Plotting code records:
● ● ● ●
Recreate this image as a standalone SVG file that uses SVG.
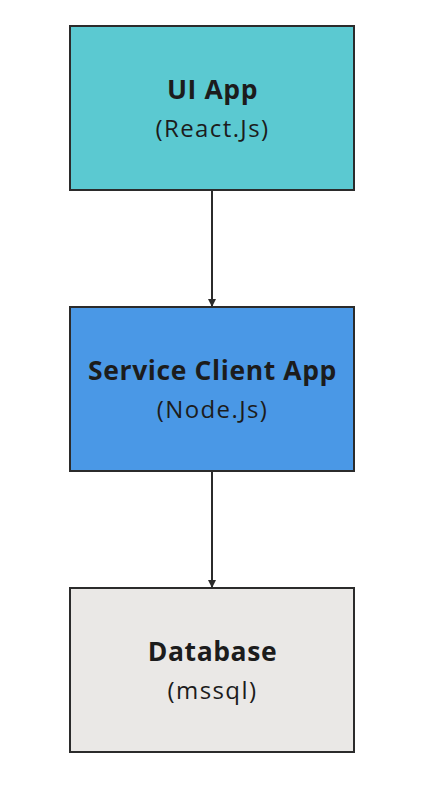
<svg xmlns="http://www.w3.org/2000/svg" width="428" height="798" viewBox="0 0 428 798">
<defs>
<style>
.box{stroke:#2b2b2b;stroke-width:2}
.t{font-family:"Open Sans","Noto Sans",sans-serif;font-weight:700;font-size:26.5px;letter-spacing:0.6px;fill:#1c1c1c;text-anchor:middle}
.s{font-family:"Open Sans","Noto Sans",sans-serif;font-weight:400;font-size:24px;letter-spacing:1.4px;fill:#1c1c1c;text-anchor:middle}
.c{stroke:#2b2b2b;stroke-width:2;fill:none}
</style>
<marker id="ah" markerWidth="8" markerHeight="8" refX="7" refY="4" orient="auto" markerUnits="userSpaceOnUse">
<path d="M0,0 L8,4 L0,8 Z" fill="#2b2b2b"/>
</marker>
</defs>
<rect width="428" height="798" fill="#ffffff"/>
<g id="connectors">
<line class="c" x1="212" y1="191" x2="212" y2="306" marker-end="url(#ah)"/>
<line class="c" x1="212" y1="472" x2="212" y2="587" marker-end="url(#ah)"/>
</g>
<g id="ui-app">
<rect class="box" x="70" y="26" width="284" height="164" fill="#5bc9d1"/>
<text class="t" x="212.5" y="99">UI App</text>
<text class="s" x="212.5" y="137">(React.Js)</text>
</g>
<g id="service-client-app">
<rect class="box" x="70" y="307" width="284" height="164" fill="#4a98e6"/>
<text class="t" x="212.5" y="380">Service Client App</text>
<text class="s" x="212.5" y="418">(Node.Js)</text>
</g>
<g id="database">
<rect class="box" x="70" y="588" width="284" height="164" fill="#eae8e6"/>
<text class="t" x="212.5" y="661">Database</text>
<text class="s" x="212.5" y="699">(mssql)</text>
</g>
</svg>
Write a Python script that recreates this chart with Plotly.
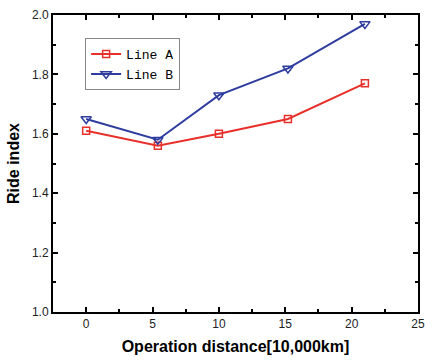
● ● ● ●
Request. Leave out every picture and copy the rest of the records exactly.

Complete output.
Recreate this image as a standalone SVG file that uses SVG.
<svg xmlns="http://www.w3.org/2000/svg" width="428" height="798" viewBox="0 0 428 798">
<defs>
<style>
.box{stroke:#2b2b2b;stroke-width:2}
.t{font-family:"Open Sans","Noto Sans",sans-serif;font-weight:700;font-size:26.5px;letter-spacing:0.6px;fill:#1c1c1c;text-anchor:middle}
.s{font-family:"Open Sans","Noto Sans",sans-serif;font-weight:400;font-size:24px;letter-spacing:1.4px;fill:#1c1c1c;text-anchor:middle}
.c{stroke:#2b2b2b;stroke-width:2;fill:none}
</style>
<marker id="ah" markerWidth="8" markerHeight="8" refX="7" refY="4" orient="auto" markerUnits="userSpaceOnUse">
<path d="M0,0 L8,4 L0,8 Z" fill="#2b2b2b"/>
</marker>
</defs>
<rect width="428" height="798" fill="#ffffff"/>
<g id="connectors">
<line class="c" x1="212" y1="191" x2="212" y2="306" marker-end="url(#ah)"/>
<line class="c" x1="212" y1="472" x2="212" y2="587" marker-end="url(#ah)"/>
</g>
<g id="ui-app">
<rect class="box" x="70" y="26" width="284" height="164" fill="#5bc9d1"/>
<text class="t" x="212.5" y="99">UI App</text>
<text class="s" x="212.5" y="137">(React.Js)</text>
</g>
<g id="service-client-app">
<rect class="box" x="70" y="307" width="284" height="164" fill="#4a98e6"/>
<text class="t" x="212.5" y="380">Service Client App</text>
<text class="s" x="212.5" y="418">(Node.Js)</text>
</g>
<g id="database">
<rect class="box" x="70" y="588" width="284" height="164" fill="#eae8e6"/>
<text class="t" x="212.5" y="661">Database</text>
<text class="s" x="212.5" y="699">(mssql)</text>
</g>
</svg>
Write a Python script that recreates this chart with Plotly.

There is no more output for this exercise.